* Written instruction
Pictures aside, quote the whole listing exactly.
————————
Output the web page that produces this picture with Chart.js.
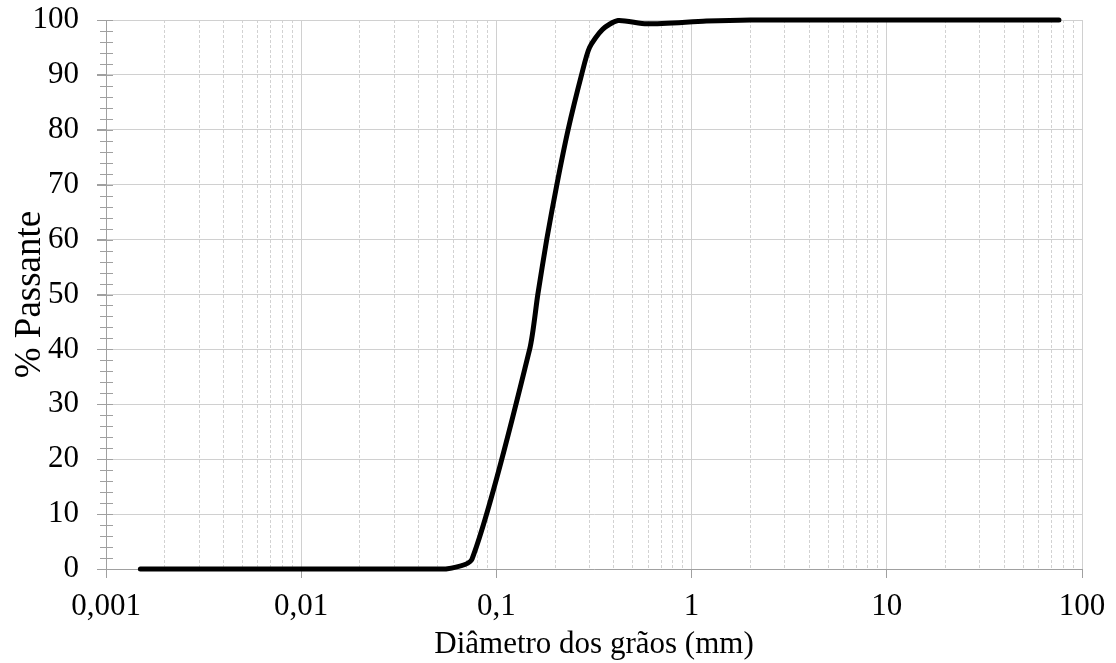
<!DOCTYPE html>
<html>
<head>
<meta charset="utf-8">
<script src="https://cdn.jsdelivr.net/npm/chart.js@4/dist/chart.umd.min.js"></script>
<style>
  html, body { margin: 0; padding: 0; background: #fff; }
  #wrap { width: 1116px; height: 663px; }
</style>
</head>
<body>
<div id="wrap"><canvas id="chart"></canvas></div>
<script>
// grain size distribution
const diameters = [0.0015, 0.003, 0.006, 0.01, 0.02, 0.035, 0.055, 0.075, 0.148, 0.163, 0.181, 0.204, 0.233, 0.273, 0.3, 0.35, 0.42, 0.59, 1.19, 2, 4.76, 9.52, 19.1, 25.4, 38.1, 50.8, 76.2]
const passing = [0, 0, 0, 0, 0, 0, 0, 1.8, 40, 50, 60, 70, 80, 90, 95, 98.3, 99.9, 99.3, 99.8, 100, 100, 100, 100, 100, 100, 100, 100]

const xMajorTicks = [0.001, 0.01, 0.1, 1, 10, 100]
const xMinorTicks = []
xMajorTicks.slice(0, -1).forEach(d => {
  for (let m = 2; m <= 9; m++) xMinorTicks.push(+(d * m).toPrecision(3))
})
const yMinorStep = 2

const serif = "'Liberation Serif', 'Times New Roman', serif"
const axisGray = '#a0a0a0'

// small tick marks crossing the y axis (Excel style)
const yTickMarks = {
  id: 'yTickMarks',
  beforeDatasetsDraw(chart) {
    const y = chart.scales.y
    const left = chart.chartArea.left
    const ctx = chart.ctx
    ctx.save()
    ctx.strokeStyle = axisGray
    ctx.lineWidth = 1
    for (let v = y.min; v <= y.max; v += yMinorStep) {
      const py = Math.round(y.getPixelForValue(v)) + 0.5
      const out = v % 10 === 0 ? 9 : 6
      ctx.beginPath()
      ctx.moveTo(left - out, py)
      ctx.lineTo(left + 7, py)
      ctx.stroke()
    }
    ctx.restore()
  }
}

new Chart(document.getElementById('chart'), {
  type: 'line',
  data: {
    datasets: [{
      data: diameters.map((d, i) => ({ x: d, y: passing[i] })),
      borderColor: '#000',
      borderWidth: 5,
      borderCapStyle: 'round',
      borderJoinStyle: 'round',
      pointRadius: 0,
      tension: 0.25,
      clip: false
    }]
  },
  options: {
    responsive: true,
    maintainAspectRatio: false,
    animation: false,
    layout: { padding: { left: 0, right: 34, top: 20, bottom: 0 } },
    plugins: {
      legend: { display: false },
      tooltip: { enabled: false }
    },
    scales: {
      x2: {
        type: 'logarithmic',
        position: 'bottom',
        min: 0.001,
        max: 100,
        afterBuildTicks: s => { s.ticks = xMinorTicks.map(v => ({ value: v })) },
        afterFit: s => { s.height = 0 },
        ticks: { display: false },
        grid: { color: '#d2d2d2', drawTicks: false },
        border: { display: false, dash: [3, 2] }
      },
      x: {
        type: 'logarithmic',
        position: 'bottom',
        weight: 1,
        min: 0.001,
        max: 100,
        afterBuildTicks: s => { s.ticks = xMajorTicks.map(v => ({ value: v })) },
        afterFit: s => { s.height = 94 },
        ticks: {
          autoSkip: false,
          maxRotation: 0,
          padding: 10,
          color: '#000',
          font: { family: serif, size: 31 },
          callback: v => String(v).replace('.', ',')
        },
        grid: { color: '#d0d0d0', tickColor: axisGray, tickLength: 9 },
        border: { color: axisGray },
        title: {
          display: true,
          text: 'Diâmetro dos grãos (mm)',
          color: '#000',
          font: { family: serif, size: 31 },
          padding: { top: 0, bottom: 0 }
        }
      },
      y: {
        min: 0,
        max: 100,
        afterFit: s => {
          s.width = 106
          s.paddingTop = 0
          s.paddingBottom = 0
        },
        ticks: {
          stepSize: 10,
          padding: 18,
          color: '#000',
          font: { family: serif, size: 31 }
        },
        grid: { color: '#d0d0d0', tickColor: axisGray, tickLength: 9 },
        border: { color: axisGray },
        title: {
          display: true,
          text: '% Passante',
          color: '#000',
          font: { family: serif, size: 37 },
          padding: { top: 8, bottom: 0 }
        }
      }
    }
  },
  plugins: [yTickMarks]
})
</script>
</body>
</html>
————————
* Answer for the task
Output the web page that produces this picture with Chart.js.
<!DOCTYPE html>
<html>
<head>
<meta charset="utf-8">
<script src="https://cdn.jsdelivr.net/npm/chart.js@4/dist/chart.umd.min.js"></script>
<style>
  html, body { margin: 0; padding: 0; background: #fff; }
  #wrap { width: 1116px; height: 663px; }
</style>
</head>
<body>
<div id="wrap"><canvas id="chart"></canvas></div>
<script>
// grain size distribution
const diameters = [0.0015, 0.003, 0.006, 0.01, 0.02, 0.035, 0.055, 0.075, 0.148, 0.163, 0.181, 0.204, 0.233, 0.273, 0.3, 0.35, 0.42, 0.59, 1.19, 2, 4.76, 9.52, 19.1, 25.4, 38.1, 50.8, 76.2]
const passing = [0, 0, 0, 0, 0, 0, 0, 1.8, 40, 50, 60, 70, 80, 90, 95, 98.3, 99.9, 99.3, 99.8, 100, 100, 100, 100, 100, 100, 100, 100]

const xMajorTicks = [0.001, 0.01, 0.1, 1, 10, 100]
const xMinorTicks = []
xMajorTicks.slice(0, -1).forEach(d => {
  for (let m = 2; m <= 9; m++) xMinorTicks.push(+(d * m).toPrecision(3))
})
const yMinorStep = 2

const serif = "'Liberation Serif', 'Times New Roman', serif"
const axisGray = '#a0a0a0'

// small tick marks crossing the y axis (Excel style)
const yTickMarks = {
  id: 'yTickMarks',
  beforeDatasetsDraw(chart) {
    const y = chart.scales.y
    const left = chart.chartArea.left
    const ctx = chart.ctx
    ctx.save()
    ctx.strokeStyle = axisGray
    ctx.lineWidth = 1
    for (let v = y.min; v <= y.max; v += yMinorStep) {
      const py = Math.round(y.getPixelForValue(v)) + 0.5
      const out = v % 10 === 0 ? 9 : 6
      ctx.beginPath()
      ctx.moveTo(left - out, py)
      ctx.lineTo(left + 7, py)
      ctx.stroke()
    }
    ctx.restore()
  }
}

new Chart(document.getElementById('chart'), {
  type: 'line',
  data: {
    datasets: [{
      data: diameters.map((d, i) => ({ x: d, y: passing[i] })),
      borderColor: '#000',
      borderWidth: 5,
      borderCapStyle: 'round',
      borderJoinStyle: 'round',
      pointRadius: 0,
      tension: 0.25,
      clip: false
    }]
  },
  options: {
    responsive: true,
    maintainAspectRatio: false,
    animation: false,
    layout: { padding: { left: 0, right: 34, top: 20, bottom: 0 } },
    plugins: {
      legend: { display: false },
      tooltip: { enabled: false }
    },
    scales: {
      x2: {
        type: 'logarithmic',
        position: 'bottom',
        min: 0.001,
        max: 100,
        afterBuildTicks: s => { s.ticks = xMinorTicks.map(v => ({ value: v })) },
        afterFit: s => { s.height = 0 },
        ticks: { display: false },
        grid: { color: '#d2d2d2', drawTicks: false },
        border: { display: false, dash: [3, 2] }
      },
      x: {
        type: 'logarithmic',
        position: 'bottom',
        weight: 1,
        min: 0.001,
        max: 100,
        afterBuildTicks: s => { s.ticks = xMajorTicks.map(v => ({ value: v })) },
        afterFit: s => { s.height = 94 },
        ticks: {
          autoSkip: false,
          maxRotation: 0,
          padding: 10,
          color: '#000',
          font: { family: serif, size: 31 },
          callback: v => String(v).replace('.', ',')
        },
        grid: { color: '#d0d0d0', tickColor: axisGray, tickLength: 9 },
        border: { color: axisGray },
        title: {
          display: true,
          text: 'Diâmetro dos grãos (mm)',
          color: '#000',
          font: { family: serif, size: 31 },
          padding: { top: 0, bottom: 0 }
        }
      },
      y: {
        min: 0,
        max: 100,
        afterFit: s => {
          s.width = 106
          s.paddingTop = 0
          s.paddingBottom = 0
        },
        ticks: {
          stepSize: 10,
          padding: 18,
          color: '#000',
          font: { family: serif, size: 31 }
        },
        grid: { color: '#d0d0d0', tickColor: axisGray, tickLength: 9 },
        border: { color: axisGray },
        title: {
          display: true,
          text: '% Passante',
          color: '#000',
          font: { family: serif, size: 37 },
          padding: { top: 8, bottom: 0 }
        }
      }
    }
  },
  plugins: [yTickMarks]
})
</script>
</body>
</html>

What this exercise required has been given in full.